There were three houses crowded together in a quiet East Los Angeles neighborhood. Brothers Raul and Vicente De La Hoya had family homes side-by-side. And Joel De La Hoya's family lived in a house directly behind Vicente's on a shared lot.

Oscar De La Hoya, 19, was sitting on a couch in the house of his father, Joel. He was asked about the obvious bond among his father's family.

"One of my strengths is family power," Oscar said. "There are many fighters who have no family help. When I fight, there are uncles, aunts, cousins cheering for me."

A day later, a caravan of De La Hoya vehicles left the neighborhood and traveled a couple of miles to the Resurrection Gym, located in an old Catholic church.

When word spread Oscar's sparring partner would be Shane Mosley, neighborhood people started arriving and crowded from the ring apron to the back walls. De La Hoya and Mosley went five lively rounds.

This was May 1992 and the LA tandem was getting ready for the Olympic trials. De La Hoya was the national champion at 132 pounds and Mosley at 139.

Oscar made it through the trials and then the box-off against Patrice Brooks. Mosley was upset in the quarterfinals of the trials and wasn't chosen for the box-off.

De La Hoya had talked of the death of his mother, Cecelia, from cancer in the fall of 1990 during the three May days a Minneapolis reporter spent hanging around the De La Hoyas.

"I'm still not over her death," Oscar said. "She wanted me to win the Olympic medal. Before she died, I told her I was going to do that, for her."

The gold medal promise was completed on Aug. 8 in Barcelona. De La Hoya defeated Germany's Marco Rudolph. It was the only '92 gold medal for the U.S. boxing team.

De La Hoya would make his professional debut 3 1/2 months later. He fought professionally for 16 years. He held titles at superfeatherweight, lightweight, light welterweight, welterweight, light middleweight and middleweight.

De La Hoya was 31-0 when he lost a huge money fight with Felix Trinidad on Sept. 18, 1999. Nine months later, De La Hoya fought his former sparring partner -- Shane Mosley -- for the WBC welterweight title.

Mosley won a split decision, then beat Oscar again in 2003 on a unanimous decision.

Last December, De La Hoya fought Manny Pacquiao. Oscar's feet were slow and his hands were slower against the nonstop Filipino. Last week, De La Hoya -- 36 years old and 39-6 as a pro -- conceded to his decline and announced his retirement.

Oscar has been responsible for allowing boxing to retain its weak pulse. And on Saturday night, far from the spotlight of one of De La Hoya's dozen or more extra-large fights, the Twin Cities boxing crowd was summoned again.

A six-bout card was held at Target Center and drew an announced 3,594.

Matt Vanda, Wilton Hilario and Litzau brothers -- Jason and Allen -- were the prominent names on the card.
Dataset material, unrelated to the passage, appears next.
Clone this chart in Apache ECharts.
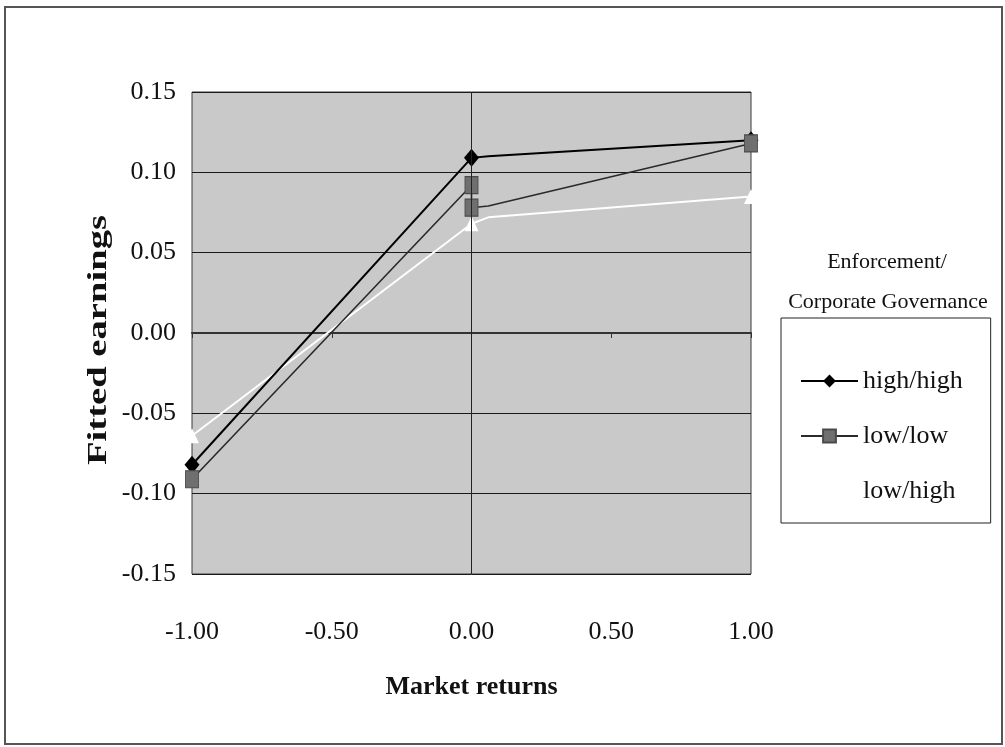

The best entertainment came in the night's fourth fight between Cerresso Fort and Robert (Sweet Dreams) Kliewer, a pair of 160-pounders from St. Paul.

Fort gained a reputation as an amateur and is now 6-0 as a pro after a TKO at 2:03 of the fourth. This ended 11 minutes of zany activity from Kliewer, a 6-foot-1 stringbean.
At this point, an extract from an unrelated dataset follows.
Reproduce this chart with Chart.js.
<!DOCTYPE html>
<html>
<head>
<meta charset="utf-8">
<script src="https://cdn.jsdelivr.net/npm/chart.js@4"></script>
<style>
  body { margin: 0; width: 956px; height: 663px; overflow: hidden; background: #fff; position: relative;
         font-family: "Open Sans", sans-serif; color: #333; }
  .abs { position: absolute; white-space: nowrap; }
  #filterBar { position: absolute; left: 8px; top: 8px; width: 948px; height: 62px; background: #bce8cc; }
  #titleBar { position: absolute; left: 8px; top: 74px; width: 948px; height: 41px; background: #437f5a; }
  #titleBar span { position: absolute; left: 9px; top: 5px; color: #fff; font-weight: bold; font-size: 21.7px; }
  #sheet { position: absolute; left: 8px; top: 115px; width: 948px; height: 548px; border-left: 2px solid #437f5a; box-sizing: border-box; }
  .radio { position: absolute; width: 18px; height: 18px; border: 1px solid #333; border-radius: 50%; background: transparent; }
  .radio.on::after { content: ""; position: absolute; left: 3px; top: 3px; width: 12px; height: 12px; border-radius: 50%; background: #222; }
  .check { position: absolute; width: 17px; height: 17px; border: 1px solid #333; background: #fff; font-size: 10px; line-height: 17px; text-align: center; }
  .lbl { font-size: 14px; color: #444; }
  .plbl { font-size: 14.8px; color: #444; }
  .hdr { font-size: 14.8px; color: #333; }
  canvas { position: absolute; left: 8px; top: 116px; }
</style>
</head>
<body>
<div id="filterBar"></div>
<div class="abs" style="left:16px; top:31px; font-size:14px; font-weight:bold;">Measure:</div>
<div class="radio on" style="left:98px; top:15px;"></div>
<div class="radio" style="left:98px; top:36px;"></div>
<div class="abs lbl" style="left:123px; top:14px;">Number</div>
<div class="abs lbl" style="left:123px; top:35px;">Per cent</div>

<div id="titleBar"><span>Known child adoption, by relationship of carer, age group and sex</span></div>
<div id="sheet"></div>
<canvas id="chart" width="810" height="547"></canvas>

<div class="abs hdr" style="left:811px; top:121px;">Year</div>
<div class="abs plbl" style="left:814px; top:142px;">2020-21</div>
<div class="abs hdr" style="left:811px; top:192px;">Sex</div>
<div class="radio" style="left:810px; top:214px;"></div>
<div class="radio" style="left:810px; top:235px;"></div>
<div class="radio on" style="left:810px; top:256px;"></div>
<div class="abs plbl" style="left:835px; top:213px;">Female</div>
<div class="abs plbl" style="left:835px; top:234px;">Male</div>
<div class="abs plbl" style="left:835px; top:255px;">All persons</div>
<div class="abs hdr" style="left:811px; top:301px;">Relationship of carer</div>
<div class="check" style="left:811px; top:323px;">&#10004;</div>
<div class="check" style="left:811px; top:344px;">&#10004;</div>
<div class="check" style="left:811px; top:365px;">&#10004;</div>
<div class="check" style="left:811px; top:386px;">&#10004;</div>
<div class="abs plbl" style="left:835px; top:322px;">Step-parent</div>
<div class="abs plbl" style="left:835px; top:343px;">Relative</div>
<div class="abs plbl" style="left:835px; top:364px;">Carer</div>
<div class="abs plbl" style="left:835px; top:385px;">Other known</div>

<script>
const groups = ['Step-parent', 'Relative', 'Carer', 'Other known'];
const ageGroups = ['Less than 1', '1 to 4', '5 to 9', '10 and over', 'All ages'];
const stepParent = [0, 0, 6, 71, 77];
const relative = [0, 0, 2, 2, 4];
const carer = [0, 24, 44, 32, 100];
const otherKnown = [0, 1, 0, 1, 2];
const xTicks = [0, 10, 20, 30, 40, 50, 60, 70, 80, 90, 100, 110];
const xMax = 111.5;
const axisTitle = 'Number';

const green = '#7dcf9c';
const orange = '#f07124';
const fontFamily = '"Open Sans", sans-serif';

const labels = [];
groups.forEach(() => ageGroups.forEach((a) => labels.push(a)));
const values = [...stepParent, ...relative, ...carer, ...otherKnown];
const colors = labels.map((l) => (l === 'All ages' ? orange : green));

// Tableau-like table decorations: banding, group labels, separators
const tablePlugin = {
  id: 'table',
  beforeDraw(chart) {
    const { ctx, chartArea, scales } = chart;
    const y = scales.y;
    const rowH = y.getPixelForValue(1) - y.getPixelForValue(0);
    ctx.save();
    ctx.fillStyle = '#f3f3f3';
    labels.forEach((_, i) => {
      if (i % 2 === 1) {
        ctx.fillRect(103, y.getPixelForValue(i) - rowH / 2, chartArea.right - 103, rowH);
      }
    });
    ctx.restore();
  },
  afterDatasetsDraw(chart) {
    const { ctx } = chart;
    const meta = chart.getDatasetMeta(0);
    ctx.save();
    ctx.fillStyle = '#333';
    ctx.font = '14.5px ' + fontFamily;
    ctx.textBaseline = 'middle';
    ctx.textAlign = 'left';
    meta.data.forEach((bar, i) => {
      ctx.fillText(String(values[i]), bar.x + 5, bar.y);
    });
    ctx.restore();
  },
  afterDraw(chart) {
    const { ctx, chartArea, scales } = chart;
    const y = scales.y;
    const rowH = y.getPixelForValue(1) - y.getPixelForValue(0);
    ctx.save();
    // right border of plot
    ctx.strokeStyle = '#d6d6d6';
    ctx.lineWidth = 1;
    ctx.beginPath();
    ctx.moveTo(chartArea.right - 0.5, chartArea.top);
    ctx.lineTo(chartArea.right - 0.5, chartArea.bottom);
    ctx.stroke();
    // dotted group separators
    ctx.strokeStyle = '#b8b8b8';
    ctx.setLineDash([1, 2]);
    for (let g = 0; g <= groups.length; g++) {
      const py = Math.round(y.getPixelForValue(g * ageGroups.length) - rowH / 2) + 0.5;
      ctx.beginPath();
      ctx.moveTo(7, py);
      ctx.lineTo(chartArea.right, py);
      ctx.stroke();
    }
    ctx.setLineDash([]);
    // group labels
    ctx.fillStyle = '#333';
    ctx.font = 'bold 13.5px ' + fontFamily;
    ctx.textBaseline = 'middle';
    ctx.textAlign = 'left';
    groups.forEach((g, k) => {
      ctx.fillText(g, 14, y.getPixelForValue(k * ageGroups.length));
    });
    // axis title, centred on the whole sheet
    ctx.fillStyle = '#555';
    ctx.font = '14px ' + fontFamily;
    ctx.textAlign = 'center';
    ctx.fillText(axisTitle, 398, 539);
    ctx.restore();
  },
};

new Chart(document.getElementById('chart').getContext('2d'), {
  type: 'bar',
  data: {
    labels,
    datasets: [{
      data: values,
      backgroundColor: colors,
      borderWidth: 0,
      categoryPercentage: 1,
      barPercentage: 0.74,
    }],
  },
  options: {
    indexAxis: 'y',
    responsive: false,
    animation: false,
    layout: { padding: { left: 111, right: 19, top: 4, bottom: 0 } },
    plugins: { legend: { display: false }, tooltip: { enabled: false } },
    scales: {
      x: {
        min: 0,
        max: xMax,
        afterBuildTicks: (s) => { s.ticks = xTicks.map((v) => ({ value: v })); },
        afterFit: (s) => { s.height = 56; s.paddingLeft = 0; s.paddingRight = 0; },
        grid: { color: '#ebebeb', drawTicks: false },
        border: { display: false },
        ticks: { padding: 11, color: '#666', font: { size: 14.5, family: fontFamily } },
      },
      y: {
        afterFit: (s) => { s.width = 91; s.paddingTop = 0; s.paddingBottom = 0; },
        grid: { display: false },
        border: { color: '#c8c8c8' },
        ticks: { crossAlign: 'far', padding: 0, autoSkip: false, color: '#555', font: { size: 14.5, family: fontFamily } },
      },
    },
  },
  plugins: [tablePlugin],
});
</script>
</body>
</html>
Kliewer would take a punch to the stomach and go down to one knee. He would get up, start walking away from Fort, then turn and throw haymakers from over the top.
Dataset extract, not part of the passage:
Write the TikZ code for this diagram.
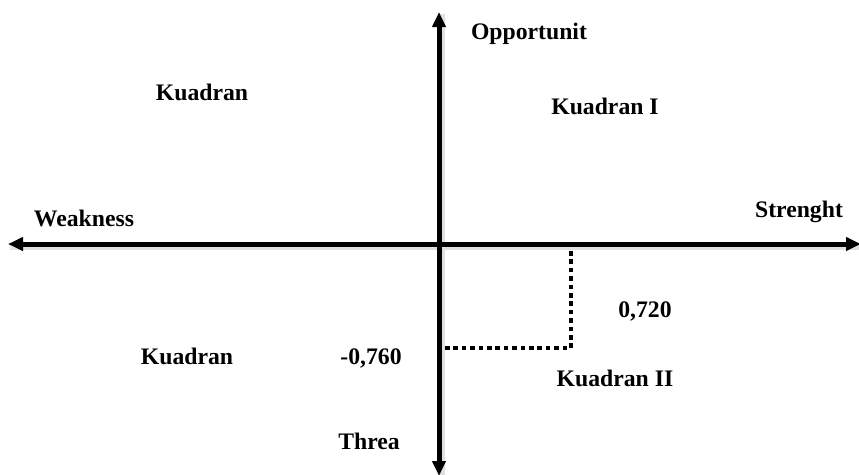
\documentclass[tikz,border=0pt]{standalone}
\usepackage{fontspec}
\setmainfont{Liberation Serif}
\usetikzlibrary{arrows.meta}
\tikzset{
  axisline/.style={line width=5pt, -{Triangle[length=15pt,width=13pt]}},
  axisshadow/.style={line width=5pt, draw=black!12},
  dotline/.style={line width=4.6pt, dash pattern=on 4.6pt off 3.8pt},
  lbl/.style={font=\fontsize{23.7pt}{26pt}\selectfont\bfseries, anchor=base, inner sep=0pt}
}
\begin{document}
\begin{tikzpicture}[x=1pt,y=-1pt]
\useasboundingbox[fill=white] (0,0) rectangle (859,474);
% axis end points
\coordinate (O) at (439,244);
\coordinate (L) at (8,244);
\coordinate (R) at (861,244);
\coordinate (T) at (439,12);
\coordinate (B) at (439,476);
\coordinate (P) at (571,348);
\coordinate (Px) at (571,251);
\coordinate (Py) at (441,348);
% faint shadows
\draw[axisshadow] ([shift={(2,3)}]L) -- ([shift={(2,3)}]R);
\draw[axisshadow] ([shift={(3,2)}]T) -- ([shift={(3,2)}]B);
% axes
\draw[axisline] (O) -- (L);
\draw[axisline] (O) -- (R);
\draw[axisline] (O) -- (T);
\draw[axisline] (O) -- (B);
% dotted guide
\draw[dotline] (Px) -- (P) -- (Py);
% labels
\node[lbl] (opp) at (529,39) {Opportunit};
\node[lbl] (k4) at (202,100) {Kuadran};
\node[lbl] (k1) at (605,114) {Kuadran I};
\node[lbl] (weak) at (84,226) {Weakness};
\node[lbl] (str) at (799,217) {Strenght};
\node[lbl] (v1) at (645,317) {0,720};
\node[lbl] (k3) at (187,364) {Kuadran};
\node[lbl] (v2) at (371,364) {-0,760};
\node[lbl] (k2) at (615,386) {Kuadran II};
\node[lbl] (thr) at (369,449) {Threa};
\end{tikzpicture}
\end{document}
"That's my bolo," he said. "I was losing a fight a couple of years ago, and knocked out Raul Gracia -- Garcia, but with the letters mixed up -- with one second left. He was so upset losing to me that he quit."

This was Kliewer's 19th pro fight (9-8-2) in two years. He is attending Minnesota State University Mankato in law enforcement and had not trained much for this fight.

"In shape or not, if a promoter wants me, I'm there," Kliewer said. "And they all want me, because they know I'm going to put on a show."

There was a large mouse around Kliewer's left eye. He was offered an ice pack.

"No way," he said. "I want a big, swollen eye if we go to a bar tonight. Someone sees that, she might want to comfort me."